━━━━━ Dataset section

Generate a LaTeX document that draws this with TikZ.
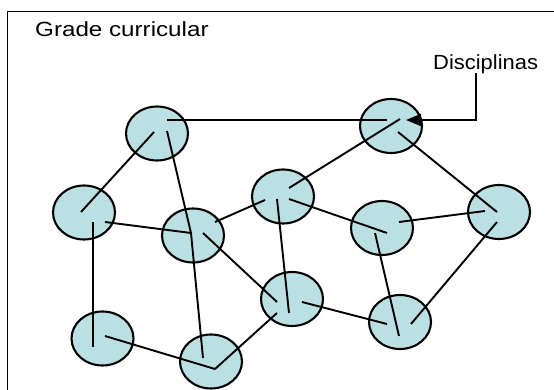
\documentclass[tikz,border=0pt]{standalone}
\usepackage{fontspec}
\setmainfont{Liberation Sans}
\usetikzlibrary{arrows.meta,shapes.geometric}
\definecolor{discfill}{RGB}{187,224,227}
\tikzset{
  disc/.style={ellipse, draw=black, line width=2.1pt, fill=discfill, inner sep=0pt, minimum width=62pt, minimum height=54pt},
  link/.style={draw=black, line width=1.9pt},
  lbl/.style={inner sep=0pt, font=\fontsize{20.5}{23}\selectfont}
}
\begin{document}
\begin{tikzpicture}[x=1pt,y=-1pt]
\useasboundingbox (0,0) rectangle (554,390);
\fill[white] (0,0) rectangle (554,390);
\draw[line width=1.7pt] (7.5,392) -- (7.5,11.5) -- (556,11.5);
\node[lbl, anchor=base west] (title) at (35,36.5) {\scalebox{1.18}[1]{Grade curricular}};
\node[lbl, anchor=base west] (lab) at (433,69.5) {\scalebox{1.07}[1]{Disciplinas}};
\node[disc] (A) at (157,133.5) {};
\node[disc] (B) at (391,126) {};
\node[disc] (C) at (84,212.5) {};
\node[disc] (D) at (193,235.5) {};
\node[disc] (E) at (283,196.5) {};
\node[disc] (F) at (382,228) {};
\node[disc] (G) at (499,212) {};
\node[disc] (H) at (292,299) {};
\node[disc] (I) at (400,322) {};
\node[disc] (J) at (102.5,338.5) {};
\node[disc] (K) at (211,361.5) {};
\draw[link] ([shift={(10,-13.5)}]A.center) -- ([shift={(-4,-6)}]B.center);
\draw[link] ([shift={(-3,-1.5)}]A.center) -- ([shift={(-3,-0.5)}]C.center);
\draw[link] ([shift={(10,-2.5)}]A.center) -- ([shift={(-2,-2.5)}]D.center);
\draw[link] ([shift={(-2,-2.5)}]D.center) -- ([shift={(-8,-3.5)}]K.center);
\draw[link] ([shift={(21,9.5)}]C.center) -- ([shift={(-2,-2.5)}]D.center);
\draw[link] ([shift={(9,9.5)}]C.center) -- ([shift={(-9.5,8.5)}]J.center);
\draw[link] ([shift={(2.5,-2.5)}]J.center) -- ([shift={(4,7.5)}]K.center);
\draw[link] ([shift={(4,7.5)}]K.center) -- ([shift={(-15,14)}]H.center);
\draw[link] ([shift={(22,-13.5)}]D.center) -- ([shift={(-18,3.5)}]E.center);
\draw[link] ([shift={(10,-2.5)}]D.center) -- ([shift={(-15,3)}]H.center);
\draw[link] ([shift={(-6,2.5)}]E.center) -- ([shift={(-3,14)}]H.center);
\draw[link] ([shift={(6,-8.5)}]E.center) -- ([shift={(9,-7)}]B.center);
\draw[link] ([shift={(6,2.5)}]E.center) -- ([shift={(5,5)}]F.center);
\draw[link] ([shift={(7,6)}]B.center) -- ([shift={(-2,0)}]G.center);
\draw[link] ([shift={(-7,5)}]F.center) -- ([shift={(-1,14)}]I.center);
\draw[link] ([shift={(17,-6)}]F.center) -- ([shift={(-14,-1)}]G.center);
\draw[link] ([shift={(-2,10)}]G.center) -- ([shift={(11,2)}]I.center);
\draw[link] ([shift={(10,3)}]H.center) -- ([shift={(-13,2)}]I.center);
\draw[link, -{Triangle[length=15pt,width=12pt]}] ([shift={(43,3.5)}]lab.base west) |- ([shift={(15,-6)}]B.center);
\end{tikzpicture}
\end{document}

━━━━━━━━━━

= Instruction =
Return the listing above unchanged, apart from dropping its pictures.

= Output for this exercise =
Generate a LaTeX document that draws this with TikZ.
\documentclass[tikz,border=0pt]{standalone}
\usepackage{fontspec}
\setmainfont{Liberation Sans}
\usetikzlibrary{arrows.meta,shapes.geometric}
\definecolor{discfill}{RGB}{187,224,227}
\tikzset{
  disc/.style={ellipse, draw=black, line width=2.1pt, fill=discfill, inner sep=0pt, minimum width=62pt, minimum height=54pt},
  link/.style={draw=black, line width=1.9pt},
  lbl/.style={inner sep=0pt, font=\fontsize{20.5}{23}\selectfont}
}
\begin{document}
\begin{tikzpicture}[x=1pt,y=-1pt]
\useasboundingbox (0,0) rectangle (554,390);
\fill[white] (0,0) rectangle (554,390);
\draw[line width=1.7pt] (7.5,392) -- (7.5,11.5) -- (556,11.5);
\node[lbl, anchor=base west] (title) at (35,36.5) {\scalebox{1.18}[1]{Grade curricular}};
\node[lbl, anchor=base west] (lab) at (433,69.5) {\scalebox{1.07}[1]{Disciplinas}};
\node[disc] (A) at (157,133.5) {};
\node[disc] (B) at (391,126) {};
\node[disc] (C) at (84,212.5) {};
\node[disc] (D) at (193,235.5) {};
\node[disc] (E) at (283,196.5) {};
\node[disc] (F) at (382,228) {};
\node[disc] (G) at (499,212) {};
\node[disc] (H) at (292,299) {};
\node[disc] (I) at (400,322) {};
\node[disc] (J) at (102.5,338.5) {};
\node[disc] (K) at (211,361.5) {};
\draw[link] ([shift={(10,-13.5)}]A.center) -- ([shift={(-4,-6)}]B.center);
\draw[link] ([shift={(-3,-1.5)}]A.center) -- ([shift={(-3,-0.5)}]C.center);
\draw[link] ([shift={(10,-2.5)}]A.center) -- ([shift={(-2,-2.5)}]D.center);
\draw[link] ([shift={(-2,-2.5)}]D.center) -- ([shift={(-8,-3.5)}]K.center);
\draw[link] ([shift={(21,9.5)}]C.center) -- ([shift={(-2,-2.5)}]D.center);
\draw[link] ([shift={(9,9.5)}]C.center) -- ([shift={(-9.5,8.5)}]J.center);
\draw[link] ([shift={(2.5,-2.5)}]J.center) -- ([shift={(4,7.5)}]K.center);
\draw[link] ([shift={(4,7.5)}]K.center) -- ([shift={(-15,14)}]H.center);
\draw[link] ([shift={(22,-13.5)}]D.center) -- ([shift={(-18,3.5)}]E.center);
\draw[link] ([shift={(10,-2.5)}]D.center) -- ([shift={(-15,3)}]H.center);
\draw[link] ([shift={(-6,2.5)}]E.center) -- ([shift={(-3,14)}]H.center);
\draw[link] ([shift={(6,-8.5)}]E.center) -- ([shift={(9,-7)}]B.center);
\draw[link] ([shift={(6,2.5)}]E.center) -- ([shift={(5,5)}]F.center);
\draw[link] ([shift={(7,6)}]B.center) -- ([shift={(-2,0)}]G.center);
\draw[link] ([shift={(-7,5)}]F.center) -- ([shift={(-1,14)}]I.center);
\draw[link] ([shift={(17,-6)}]F.center) -- ([shift={(-14,-1)}]G.center);
\draw[link] ([shift={(-2,10)}]G.center) -- ([shift={(11,2)}]I.center);
\draw[link] ([shift={(10,3)}]H.center) -- ([shift={(-13,2)}]I.center);
\draw[link, -{Triangle[length=15pt,width=12pt]}] ([shift={(43,3.5)}]lab.base west) |- ([shift={(15,-6)}]B.center);
\end{tikzpicture}
\end{document}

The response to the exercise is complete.